Technology Stack Summary
This section outlines the proposed core technologies for each major component of the system, along with justifications based on the design goals.
| Component | Technology Choices | Justification |
|---|---|---|
| Language | Python 3.x | Mature ecosystem, excellent libraries for web scraping, data processing, web frameworks, ML, and cloud integration. |
| Configuration Mgmt | Django + PostgreSQL | Django: Built-in Admin UI for easy config management, robust ORM, migrations. PostgreSQL: Reliable relational DB for storing config. |
| Job Scheduling/Dispatch | Python Service (potentially Django Mgmt Command/Celery Beat) | Leverages Python ecosystem. Can be scheduled via cron, systemd timer, or Celery Beat integrated with the Django app. |
| Message Queue | RabbitMQ / Redis / AWS SQS / Google Pub/Sub | Decouples dispatcher & workers.

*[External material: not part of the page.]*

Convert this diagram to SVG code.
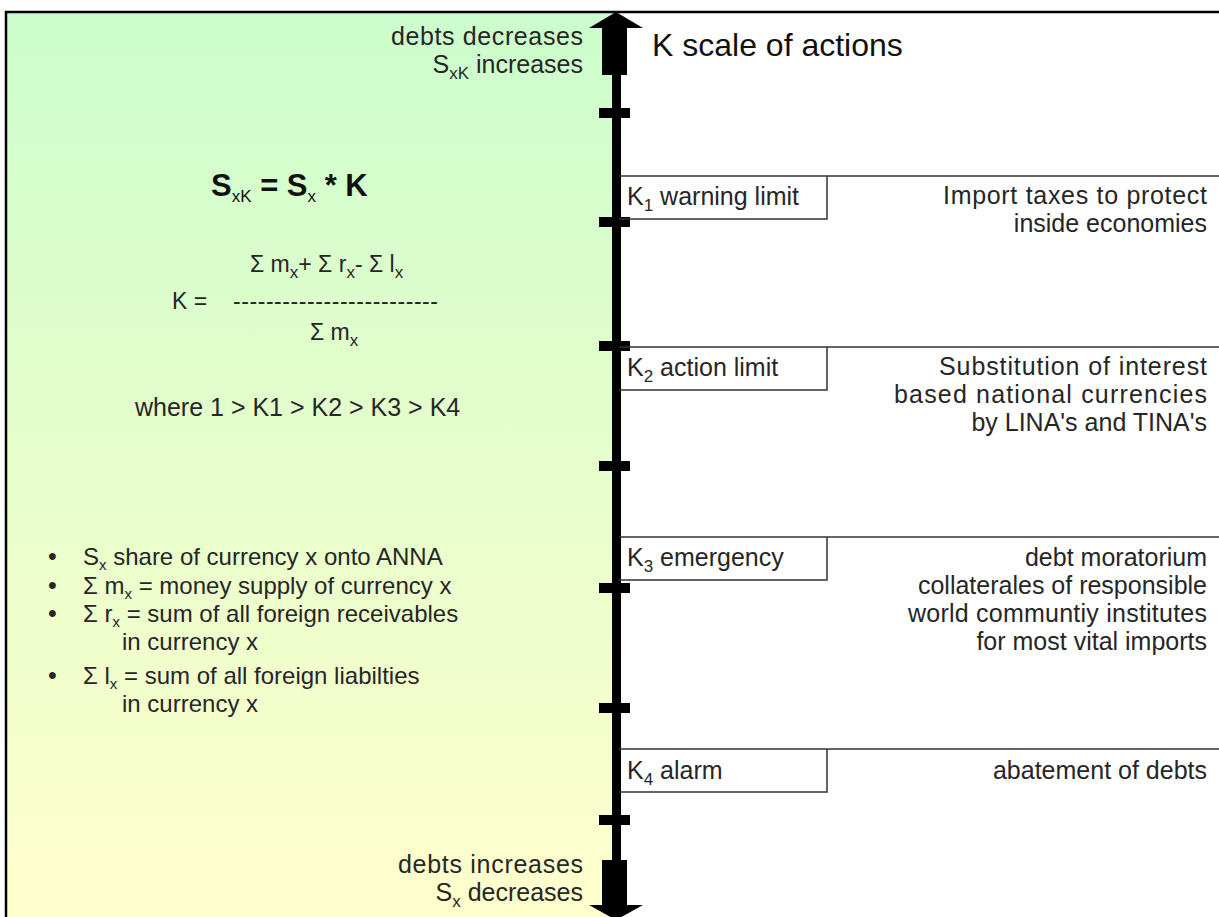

Choice depends on scale/ops preference: RabbitMQ: Feature-rich. Redis: Simpler. SQS/PubSub: Managed cloud services. |
| Scraping Workers | Celery + Python | Celery: Mature, distributed task queue system for Python, integrates well with brokers. |
| Core Fetching Logic | requests + urllib3.Retry / backoff |
Lightweight, standard Python HTTP library with robust, configurable retry/backoff mechanisms for simple fetches. |
| Dynamic Content Fetching | Playwright (or potential alternative: Splash/Commercial API) | Playwright: Modern browser automation for JS-heavy sites. Alternatives: Considered for resource optimization/offloading browser mgmt. |
| Proxy/UA Rotation | Custom Scrapy Middleware / Python Logic in Worker | Integrates rotation logic within the fetching process. Can use lists, files, or proxy service APIs. |
| Raw Data Storage | AWS S3 / Google Cloud Storage / Azure Blob Storage | Scalable, durable, cost-effective object storage for raw HTML. Cloud provider choice often aligns with other infrastructure. |
| Parsing Logic | Python (BeautifulSoup, lxml, potentially parsel) |
Standard Python libraries for efficient HTML parsing. |
| Parsing Service/Worker | Celery Workers / AWS Lambda / Google Cloud Functions | Celery: Reuse worker infrastructure. Serverless: Option if parsing is stateless and triggered by S3 events. |
| Structured Data Storage | PostgreSQL (with JSONB) | PostgreSQL: Strong relational features, SQL querying, data integrity. JSONB: Flexibility for semi-structured fields (skills, salary). |
| Monitoring - Logs | ELK Stack / Grafana Loki / CloudWatch Logs | Centralized log aggregation for debugging and tracing. |
| Monitoring - Metrics | Prometheus + Grafana / CloudWatch Metrics / Datadog | Time-series metrics for performance monitoring, dashboarding, and alerting. |
| Orchestration (Scale) | Docker + Kubernetes (EKS/GKE/AKS) | Docker: Containerization. Kubernetes: Scalable deployment, management, auto-scaling of workers and services. |
| Infrastructure Provisioning | Terraform / Pulumi / CloudFormation | Infrastructure as Code for reproducible and automated environment setup. |
| CI/CD | GitHub Actions / GitLab CI / Jenkins | Automated building, testing, and deployment pipelines. |
This stack provides a balance of established, well-supported technologies with scalable cloud-native patterns, aligning with the system's design goals. Specific choices (e.g., RabbitMQ vs. SQS) may be influenced by existing infrastructure or operational preferences.